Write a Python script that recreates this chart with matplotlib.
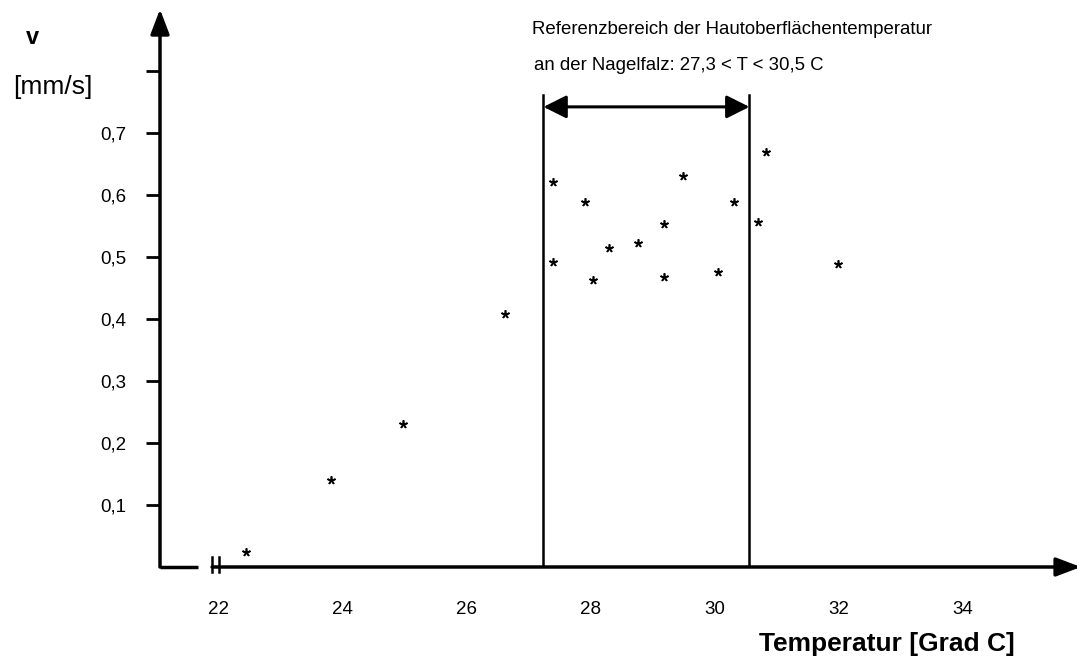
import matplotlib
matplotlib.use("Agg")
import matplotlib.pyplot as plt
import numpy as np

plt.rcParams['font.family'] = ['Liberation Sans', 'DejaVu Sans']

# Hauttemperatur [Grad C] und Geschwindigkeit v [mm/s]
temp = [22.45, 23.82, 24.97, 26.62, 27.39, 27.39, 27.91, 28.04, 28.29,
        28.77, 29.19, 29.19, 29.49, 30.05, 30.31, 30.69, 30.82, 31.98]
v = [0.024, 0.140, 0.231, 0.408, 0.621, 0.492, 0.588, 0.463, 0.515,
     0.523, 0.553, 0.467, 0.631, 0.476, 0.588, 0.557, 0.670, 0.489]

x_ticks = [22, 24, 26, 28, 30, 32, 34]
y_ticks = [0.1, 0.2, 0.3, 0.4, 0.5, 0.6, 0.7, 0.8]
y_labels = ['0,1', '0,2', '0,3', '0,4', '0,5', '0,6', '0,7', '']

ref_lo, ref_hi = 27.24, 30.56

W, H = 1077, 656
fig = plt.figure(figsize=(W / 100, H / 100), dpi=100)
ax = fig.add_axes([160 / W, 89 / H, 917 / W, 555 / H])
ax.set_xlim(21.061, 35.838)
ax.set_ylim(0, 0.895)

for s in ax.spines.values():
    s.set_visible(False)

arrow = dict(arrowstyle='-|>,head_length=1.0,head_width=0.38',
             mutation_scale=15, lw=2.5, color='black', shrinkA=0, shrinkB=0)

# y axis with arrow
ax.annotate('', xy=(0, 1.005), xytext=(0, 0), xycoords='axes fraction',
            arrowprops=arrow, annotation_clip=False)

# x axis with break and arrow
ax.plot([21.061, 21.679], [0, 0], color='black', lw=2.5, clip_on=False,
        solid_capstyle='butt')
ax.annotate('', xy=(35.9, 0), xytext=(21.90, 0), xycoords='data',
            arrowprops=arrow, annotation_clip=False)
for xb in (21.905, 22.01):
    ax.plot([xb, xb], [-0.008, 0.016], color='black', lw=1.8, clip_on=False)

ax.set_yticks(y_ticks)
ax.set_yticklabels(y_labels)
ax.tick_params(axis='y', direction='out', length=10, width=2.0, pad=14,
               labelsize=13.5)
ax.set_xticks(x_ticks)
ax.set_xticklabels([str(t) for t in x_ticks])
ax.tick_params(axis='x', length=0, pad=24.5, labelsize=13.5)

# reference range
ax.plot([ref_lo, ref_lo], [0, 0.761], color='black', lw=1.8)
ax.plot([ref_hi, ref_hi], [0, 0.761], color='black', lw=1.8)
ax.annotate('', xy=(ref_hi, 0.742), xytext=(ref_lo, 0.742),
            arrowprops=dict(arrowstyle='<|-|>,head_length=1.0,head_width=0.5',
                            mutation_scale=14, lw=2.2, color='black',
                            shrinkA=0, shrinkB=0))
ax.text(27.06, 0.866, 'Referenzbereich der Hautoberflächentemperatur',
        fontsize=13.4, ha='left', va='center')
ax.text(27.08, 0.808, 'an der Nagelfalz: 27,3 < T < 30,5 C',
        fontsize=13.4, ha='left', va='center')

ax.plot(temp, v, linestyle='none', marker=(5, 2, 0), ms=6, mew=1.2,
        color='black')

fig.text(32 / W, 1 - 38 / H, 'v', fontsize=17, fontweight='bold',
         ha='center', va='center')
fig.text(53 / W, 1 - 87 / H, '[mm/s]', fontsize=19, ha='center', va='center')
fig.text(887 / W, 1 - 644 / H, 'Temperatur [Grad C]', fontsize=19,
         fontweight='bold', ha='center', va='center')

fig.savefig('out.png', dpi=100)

########

Return each line from the material above exactly, but not the pictures.

#### Written answer:
Write a Python script that recreates this chart with matplotlib.
import matplotlib
matplotlib.use("Agg")
import matplotlib.pyplot as plt
import numpy as np

plt.rcParams['font.family'] = ['Liberation Sans', 'DejaVu Sans']

# Hauttemperatur [Grad C] und Geschwindigkeit v [mm/s]
temp = [22.45, 23.82, 24.97, 26.62, 27.39, 27.39, 27.91, 28.04, 28.29,
        28.77, 29.19, 29.19, 29.49, 30.05, 30.31, 30.69, 30.82, 31.98]
v = [0.024, 0.140, 0.231, 0.408, 0.621, 0.492, 0.588, 0.463, 0.515,
     0.523, 0.553, 0.467, 0.631, 0.476, 0.588, 0.557, 0.670, 0.489]

x_ticks = [22, 24, 26, 28, 30, 32, 34]
y_ticks = [0.1, 0.2, 0.3, 0.4, 0.5, 0.6, 0.7, 0.8]
y_labels = ['0,1', '0,2', '0,3', '0,4', '0,5', '0,6', '0,7', '']

ref_lo, ref_hi = 27.24, 30.56

W, H = 1077, 656
fig = plt.figure(figsize=(W / 100, H / 100), dpi=100)
ax = fig.add_axes([160 / W, 89 / H, 917 / W, 555 / H])
ax.set_xlim(21.061, 35.838)
ax.set_ylim(0, 0.895)

for s in ax.spines.values():
    s.set_visible(False)

arrow = dict(arrowstyle='-|>,head_length=1.0,head_width=0.38',
             mutation_scale=15, lw=2.5, color='black', shrinkA=0, shrinkB=0)

# y axis with arrow
ax.annotate('', xy=(0, 1.005), xytext=(0, 0), xycoords='axes fraction',
            arrowprops=arrow, annotation_clip=False)

# x axis with break and arrow
ax.plot([21.061, 21.679], [0, 0], color='black', lw=2.5, clip_on=False,
        solid_capstyle='butt')
ax.annotate('', xy=(35.9, 0), xytext=(21.90, 0), xycoords='data',
            arrowprops=arrow, annotation_clip=False)
for xb in (21.905, 22.01):
    ax.plot([xb, xb], [-0.008, 0.016], color='black', lw=1.8, clip_on=False)

ax.set_yticks(y_ticks)
ax.set_yticklabels(y_labels)
ax.tick_params(axis='y', direction='out', length=10, width=2.0, pad=14,
               labelsize=13.5)
ax.set_xticks(x_ticks)
ax.set_xticklabels([str(t) for t in x_ticks])
ax.tick_params(axis='x', length=0, pad=24.5, labelsize=13.5)

# reference range
ax.plot([ref_lo, ref_lo], [0, 0.761], color='black', lw=1.8)
ax.plot([ref_hi, ref_hi], [0, 0.761], color='black', lw=1.8)
ax.annotate('', xy=(ref_hi, 0.742), xytext=(ref_lo, 0.742),
            arrowprops=dict(arrowstyle='<|-|>,head_length=1.0,head_width=0.5',
                            mutation_scale=14, lw=2.2, color='black',
                            shrinkA=0, shrinkB=0))
ax.text(27.06, 0.866, 'Referenzbereich der Hautoberflächentemperatur',
        fontsize=13.4, ha='left', va='center')
ax.text(27.08, 0.808, 'an der Nagelfalz: 27,3 < T < 30,5 C',
        fontsize=13.4, ha='left', va='center')

ax.plot(temp, v, linestyle='none', marker=(5, 2, 0), ms=6, mew=1.2,
        color='black')

fig.text(32 / W, 1 - 38 / H, 'v', fontsize=17, fontweight='bold',
         ha='center', va='center')
fig.text(53 / W, 1 - 87 / H, '[mm/s]', fontsize=19, ha='center', va='center')
fig.text(887 / W, 1 - 644 / H, 'Temperatur [Grad C]', fontsize=19,
         fontweight='bold', ha='center', va='center')

fig.savefig('out.png', dpi=100)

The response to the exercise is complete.